Archives for December 2017

A Change Is Gonna Come

Twas the two weeks before Christmas, and all through the library, not a creature was stirring…except for the half a dozen library and physical plant staff working hard to get a brand new study space ready for next semester.

The Technology Learning Center (TLC), set to open sometime in January, represents the latest effort to create comfortable, useful spaces to study, collaborate, and learn.  The new space, located on the first floor in the microforms room, will feature whiteboards, couches, comfortable chairs, stools, ottomans, desks, and group tables.  During certain hours, this space will also host a satellite version of the Doc Bryan Tutoring Center.

Projected look at the new TLC space featuring chairs and couches and whiteboards

Projected view of new TLC with stools, ottomans, couches, and whiteboards

The library hinted at the new space during finals when we asked for student input on the new name for the center.  While the name suggested by student Collin Honeycutt, “Technology Learning Center” won out, a few noteable runner-ups included the North Commons, the Thinkatorium, Club Pendy, Spacey McSpace Space, and—of course—Study McStudyface.

Projected view of new space with couches and a chair

Projected view of the new study space with two green couches, an ottoman, and a whiteboard

To make room for the new student space, however, sacrifices had to be made.  Room 129 has held the library’s collection of microfilm and microfiche since the building was opened.  The format was considered ground-breaking in the last century for libraries trying to free up space by photographing large swaths of print journals, newspapers, and books and reducing their size to thumbprint sized images on film—requiring only light and magnification to read.  In recent years, resource databases like American Periodical Series, JSTOR, GreenFile, and ERIC have rendered much of this collection redundant.  Why fumble around with microfiche when you can easily access the same content from home with a computer?

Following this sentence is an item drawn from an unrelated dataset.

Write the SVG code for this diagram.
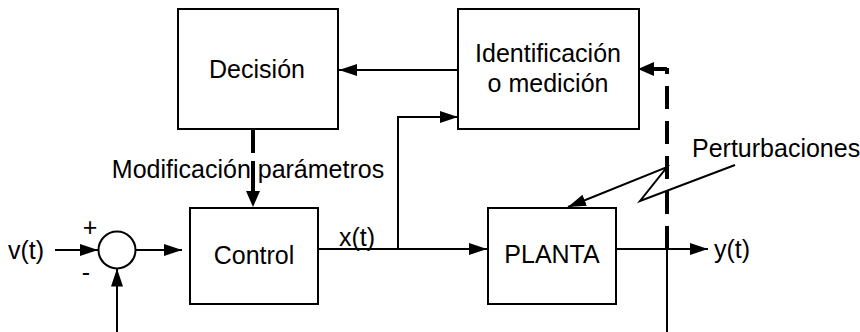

To make room for the TLC, a massive weeding project occurred to remove selected titles and collections so that the remaining microfilm and microfiche collection can be consolidated in the adjacent room.  Many microfilmed titles and historical newspapers like the Arka Tech, the Courier, and the Arkansas Gazette remain available, but large sets duplicated by our online resources have been sent to a recycling facility.  If you stretched the recycled fiche end to end, it would total 67 miles—almost enough to reach Little Rock.

Box of fiche

rows and rows of microfiche cabinets

None of this would be possible without the hard and back-breaking work of ATU’s Physical Plant staff who shifted and schlepped heavy cabinets out of and all around the library.  Library staff, too, worked tirelessly throughout the interim period to create lists, estimate space, count withdrawn fiche and film, and empty cabinets.

Marcus McCormick, Mason Sims, Slade Dupuy, and Brent Etzel share the task of emptying ERIC cabinets of over 509,000 sheets of microfiche.

Marcus McCormick, Mason Sims, Slade Dupuy, and Brent Etzel share the task of emptying ERIC cabinets of over 509,000 sheets of microfiche.

Frances Hager, Acquisitions, Serials, and Government Documents librarian, holds up microfilm being consolidated into fewer cabinets.

Frances Hager, project lead, holds up microfilm being consolidated into fewer cabinets.


Have questions about the new study space?  Want to learn more about the project?  Want to bemoan the loss of physical media to increasingly online-based platforms?  Cry with us through one of our online platforms at Twitter, Facebook, or Instagram.

Remember, the Ross Pendergraft Library and Technology will be closed from December 22nd until January 1st.  We will re-open on January 2nd for interim hours, M-F, 8:00 A.M. – 5:00 P.M. only until regular hours resume on January 16th.  For full list of hours, see our website.

Until then, Merry Christmas, Happy Holidays, and enjoy the well-deserved break.

An empty room 129 where the library's collection of microfilm and microfiche used to be.